The adoption of the 5.56mm AR-15 type rifle for US Air Force use and limited US Army use in the early 1960s stimulated the interest of industry in developing other weapons in this caliber for military use. On 17 December 1964, the Chief of Staff of the Army directed a review and evaluation of Small Arms Weapons Systems (SAWS) either in being, or feasible for adoption within the time frame 1967-80. This evaluation included the existing standard system of small arms in the US Army: M14, M14E2, M60, and XMI6E1. The objective of this program was to develop data upon which to base a program for replenishment of stocks of small arms as the inventory drops below requirements, and/or replacement of current small arms with weapons of demonstrated superiority. The tests proved inconclusive, showing deficiencies with regards to US Army requirements in all the tested systems.

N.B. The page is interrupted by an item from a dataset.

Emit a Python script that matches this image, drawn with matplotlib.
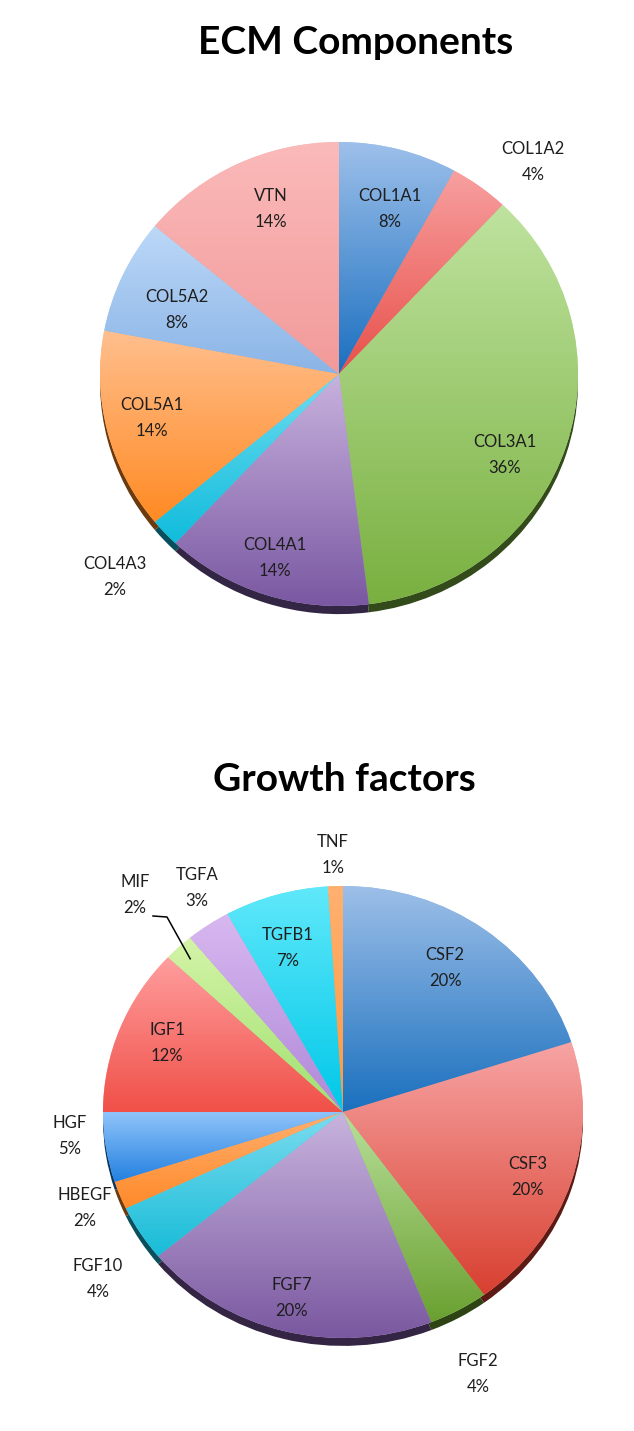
import matplotlib
matplotlib.use('Agg')
import matplotlib.pyplot as plt
import numpy as np
from matplotlib.colors import to_rgb, LinearSegmentedColormap

# ---------------- data ----------------
ecm_title = "ECM Components"
ecm_labels = ["COL1A1", "COL1A2", "COL3A1", "COL4A1", "COL4A3", "COL5A1", "COL5A2", "VTN"]
ecm_values = [8, 4, 36, 14, 2, 14, 8, 14]

gf_title = "Growth factors"
gf_labels = ["CSF2", "CSF3", "FGF2", "FGF7", "FGF10", "HBEGF", "HGF", "IGF1", "MIF", "TGFA", "TGFB1", "TNF"]
gf_values = [20, 20, 4, 20, 4, 2, 5, 12, 2, 3, 7, 1]

# ---------------- styles ----------------
ecm_colors = [("#9dc0ea", "#1a6fc0"), ("#f7a0a0", "#e8504a"), ("#bfe39f", "#79b040"),
              ("#c8b2de", "#7a58a2"), ("#70dcf0", "#10bcdc"), ("#ffbf8e", "#ff8a22"),
              ("#bcd8f8", "#8ab4e6"), ("#fbbaba", "#f29a9a")]
gf_colors = [("#9dbfe8", "#1a70be"), ("#f7a4a4", "#d84030"), ("#b8e09a", "#6aa030"),
             ("#c8b4de", "#7a58a0"), ("#7cdcef", "#18bcd8"), ("#ffb070", "#ff8a2a"),
             ("#90c4fa", "#2280e0"), ("#ff9e9e", "#f05048"), ("#d4f4a8", "#a0e070"),
             ("#d8b8f0", "#b088d8"), ("#60e8fa", "#00c8e8"), ("#ffb070", "#ff9a40")]

# label block centres in figure pixels (layout)
ecm_label_px = [(390, 209), (533, 162), (505, 455), (275, 558), (115, 577),
                (152, 418), (177, 310), (271, 209)]
gf_label_px = [(445, 968), (528, 1177), (478, 1374), (292, 1298), (98, 1279),
               (85, 1208), (70, 1136), (167, 1043), (135, 895), (197, 888),
               (288, 948), (333, 855)]

W, H = 634, 1431
fig = plt.figure(figsize=(W / 100, H / 100), dpi=100)
fig.patch.set_facecolor("white")

FONT = "Lato"
TXT = "#1e1e1e"


def add_axes_px(cx, cy, rx, ry):
    return fig.add_axes([(cx - rx) / W, 1 - (cy + ry) / H, 2 * rx / W, 2 * ry / H])


def draw_pie(cx, cy, rx, ry, values, colors):
    ax = add_axes_px(cx, cy, rx, ry)
    rim = [tuple(c * 0.42 for c in to_rgb(d)) for _, d in colors]
    ax.pie(values, startangle=90, counterclock=False, radius=1, center=(0, -0.035),
           colors=rim, wedgeprops=dict(linewidth=0))
    wedges, _ = ax.pie(values, startangle=90, counterclock=False, radius=1,
                       colors=[l for l, _ in colors], wedgeprops=dict(linewidth=0))
    grad = np.linspace(0, 1, 256).reshape(-1, 1)
    for w, (l, d) in zip(wedges, colors):
        ext = w.get_path().get_extents()
        cmap = LinearSegmentedColormap.from_list("g", [l, d])
        im = ax.imshow(grad, cmap=cmap, origin="upper", aspect="auto",
                       extent=[-1.05, 1.05, ext.y0, ext.y1], zorder=2,
                       interpolation="bilinear")
        im.set_clip_path(w)
    ax.set_aspect("auto")
    ax.set_xlim(-1, 1)
    ax.set_ylim(-1, 1)
    ax.axis("off")
    return ax, wedges


def put_labels(labels, values, pos):
    for lab, v, (px, py) in zip(labels, values, pos):
        fig.text(px / W, 1 - py / H, f"{lab}\n{v}%", ha="center", va="center",
                 fontsize=12, family=FONT, color=TXT, linespacing=1.8)


# ECM pie
fig.text(356 / W, 1 - 42 / H, ecm_title, ha="center", va="center", fontsize=28,
         fontweight="bold", family=FONT, color="black")
draw_pie(339, 374, 239, 232, ecm_values, ecm_colors)
put_labels(ecm_labels, ecm_values, ecm_label_px)

# Growth factors pie
fig.text(344 / W, 1 - 780 / H, gf_title, ha="center", va="center", fontsize=28,
         fontweight="bold", family=FONT, color="black")
ax2, w2 = draw_pie(343, 1112, 240, 226, gf_values, gf_colors)
put_labels(gf_labels, gf_values, gf_label_px)

# leader line for MIF
mi = gf_labels.index("MIF")
wm = w2[mi]
ang = np.deg2rad((wm.theta1 + wm.theta2) / 2)
tip = (0.93 * np.cos(ang), 0.93 * np.sin(ang))
tip_fig = fig.transFigure.inverted().transform(ax2.transData.transform(tip))
x0, y0 = 153 / W, 1 - 916 / H
x1, y1 = 167 / W, 1 - 917 / H
fig.add_artist(plt.Line2D([x0, x1, tip_fig[0]], [y0, y1, tip_fig[1]],
                          color="black", lw=1.1, transform=fig.transFigure))

fig.savefig("out.png", dpi=100, facecolor="white")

Although opposed by the US Army Ordnance Corps, which had developed the M14, the XM16E1 was formally type designated standard and adopted as the 5.56mm M16A1 rifle in 1965 and by 1966 it had become the military's basic service rifle. New production weapons without the forward assist, purchased by the US Air Force and US Navy, were to be designated M16. By 1966 it was in widespread use in Vietnam, with priority for the rifle going to units deploying to southeast Asia. Units in Europe and the United States retained the M14, or in some cases even reissued the M1 Garand for a period thereafter.

The M16 and M16A1 used a 5.56mm (.223 caliber) cartridge in 20- or later 30-round magazines. To compensate for the reduced size of the 5.56mm bullet, the AR-15 designers had increased the velocity of the bullet so that it would have an adequate range and the flat trajectory needed for accurate aiming. The bullet had a muzzle velocity (velocity on leaving the barrel of the gun) of 980 meters per second as compared to 870 meters per second for the M14 rifle and 720 meters per second for the Soviet AK-47 rifle. At a range of 100 meters the velocities of the 3 bullets were 830, 800, and 630 meters per second respectively.

The M16 was called the "black rifle" and "Mattel toy" thanks to its appearance and construction. Suggestions that any part of the weapon was ever made by the Mattel toy company, however, have no basis in fact. Troops liked the light weight, but complained about insufficient range, lethality, and in some cases durability. While the M16 had been marketed as virtually "maintenance free," poor maintenance instructions (or even no instructions), a complete lack of cleaning kits initially, and jungle climate together with the direct gas system caused trouble. Its high rates of fire in the jungle environment had a larger impact on increasing American morale than on actually inflicting enemy casualties.

The move to high-velocity 5.56mm was also subsequently adopted by the Israelis, the Soviets, and NATO allies. By 1978 the rifle had been exported to 21 countries and was being produced under licence in another three, with various other 5.56 mm rifles in production elsewhere.